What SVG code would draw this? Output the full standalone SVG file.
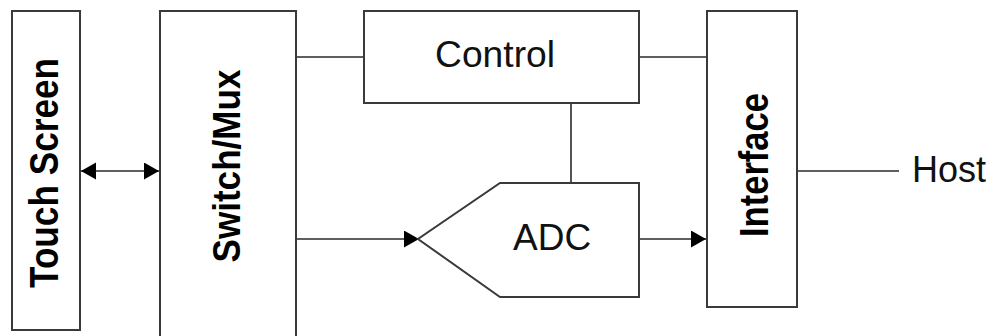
<svg xmlns="http://www.w3.org/2000/svg" width="992" height="336" viewBox="0 0 992 336">
<style>
.box{fill:#fff;stroke:#3a3a3a;stroke-width:2}
.ln{fill:none;stroke:#2a2a2a;stroke-width:1.6}
.lbl{font-family:"Liberation Sans",Arial,sans-serif;fill:#111}
.rot{font-family:"Liberation Sans",Arial,sans-serif;font-weight:bold;fill:#000}
</style>
<defs>
<marker id="ah" markerUnits="userSpaceOnUse" markerWidth="16" markerHeight="18" refX="15" refY="8.5" orient="auto-start-reverse" viewBox="0 0 16 18">
<path d="M0,0 L15,8.5 L0,17 Z" fill="#000"/>
</marker>
</defs>
<rect width="992" height="336" fill="#fff"/>
<g id="connectors">
<line class="ln" x1="81" y1="171" x2="159" y2="171" marker-start="url(#ah)" marker-end="url(#ah)"/>
<line class="ln" x1="296" y1="57" x2="364" y2="57"/>
<line class="ln" x1="639" y1="57" x2="707" y2="57"/>
<line class="ln" x1="571" y1="103" x2="571" y2="183"/>
<line class="ln" x1="296" y1="239" x2="419" y2="239" marker-end="url(#ah)"/>
<line class="ln" x1="639" y1="239" x2="706" y2="239" marker-end="url(#ah)"/>
<line class="ln" x1="797" y1="171" x2="899" y2="171"/>
</g>
<g id="touch-screen">
<rect class="box" x="12" y="11" width="68" height="319"/>
<text class="rot" transform="translate(58,173) rotate(-90)" font-size="41" text-anchor="middle" textLength="230" lengthAdjust="spacingAndGlyphs">Touch Screen</text>
</g>
<g id="switch-mux">
<rect class="box" x="160" y="11" width="136" height="340"/>
<text class="rot" transform="translate(240,166) rotate(-90)" font-size="39" text-anchor="middle" textLength="193" lengthAdjust="spacingAndGlyphs">Switch/Mux</text>
</g>
<g id="control">
<rect class="box" x="364" y="11" width="275" height="92"/>
<text class="lbl" x="435" y="67" font-size="37" textLength="120" lengthAdjust="spacingAndGlyphs">Control</text>
</g>
<g id="adc">
<path class="box" d="M500,183 L639,183 L639,297 L500,297 L418,239 Z" stroke-width="1.8"/>
<text class="lbl" x="513" y="250" font-size="37">ADC</text>
</g>
<g id="interface">
<rect class="box" x="707" y="11" width="90" height="296"/>
<text class="rot" transform="translate(768,165) rotate(-90)" font-size="40" text-anchor="middle" textLength="144" lengthAdjust="spacingAndGlyphs">Interface</text>
</g>
<g id="host">
<text class="lbl" x="912" y="182" font-size="36">Host</text>
</g>
</svg>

* [What you will do]
Reproduce the listing exactly. Leave its pictures out.

* [Task solution]
What SVG code would draw this? Output the full standalone SVG file.
<svg xmlns="http://www.w3.org/2000/svg" width="992" height="336" viewBox="0 0 992 336">
<style>
.box{fill:#fff;stroke:#3a3a3a;stroke-width:2}
.ln{fill:none;stroke:#2a2a2a;stroke-width:1.6}
.lbl{font-family:"Liberation Sans",Arial,sans-serif;fill:#111}
.rot{font-family:"Liberation Sans",Arial,sans-serif;font-weight:bold;fill:#000}
</style>
<defs>
<marker id="ah" markerUnits="userSpaceOnUse" markerWidth="16" markerHeight="18" refX="15" refY="8.5" orient="auto-start-reverse" viewBox="0 0 16 18">
<path d="M0,0 L15,8.5 L0,17 Z" fill="#000"/>
</marker>
</defs>
<rect width="992" height="336" fill="#fff"/>
<g id="connectors">
<line class="ln" x1="81" y1="171" x2="159" y2="171" marker-start="url(#ah)" marker-end="url(#ah)"/>
<line class="ln" x1="296" y1="57" x2="364" y2="57"/>
<line class="ln" x1="639" y1="57" x2="707" y2="57"/>
<line class="ln" x1="571" y1="103" x2="571" y2="183"/>
<line class="ln" x1="296" y1="239" x2="419" y2="239" marker-end="url(#ah)"/>
<line class="ln" x1="639" y1="239" x2="706" y2="239" marker-end="url(#ah)"/>
<line class="ln" x1="797" y1="171" x2="899" y2="171"/>
</g>
<g id="touch-screen">
<rect class="box" x="12" y="11" width="68" height="319"/>
<text class="rot" transform="translate(58,173) rotate(-90)" font-size="41" text-anchor="middle" textLength="230" lengthAdjust="spacingAndGlyphs">Touch Screen</text>
</g>
<g id="switch-mux">
<rect class="box" x="160" y="11" width="136" height="340"/>
<text class="rot" transform="translate(240,166) rotate(-90)" font-size="39" text-anchor="middle" textLength="193" lengthAdjust="spacingAndGlyphs">Switch/Mux</text>
</g>
<g id="control">
<rect class="box" x="364" y="11" width="275" height="92"/>
<text class="lbl" x="435" y="67" font-size="37" textLength="120" lengthAdjust="spacingAndGlyphs">Control</text>
</g>
<g id="adc">
<path class="box" d="M500,183 L639,183 L639,297 L500,297 L418,239 Z" stroke-width="1.8"/>
<text class="lbl" x="513" y="250" font-size="37">ADC</text>
</g>
<g id="interface">
<rect class="box" x="707" y="11" width="90" height="296"/>
<text class="rot" transform="translate(768,165) rotate(-90)" font-size="40" text-anchor="middle" textLength="144" lengthAdjust="spacingAndGlyphs">Interface</text>
</g>
<g id="host">
<text class="lbl" x="912" y="182" font-size="36">Host</text>
</g>
</svg>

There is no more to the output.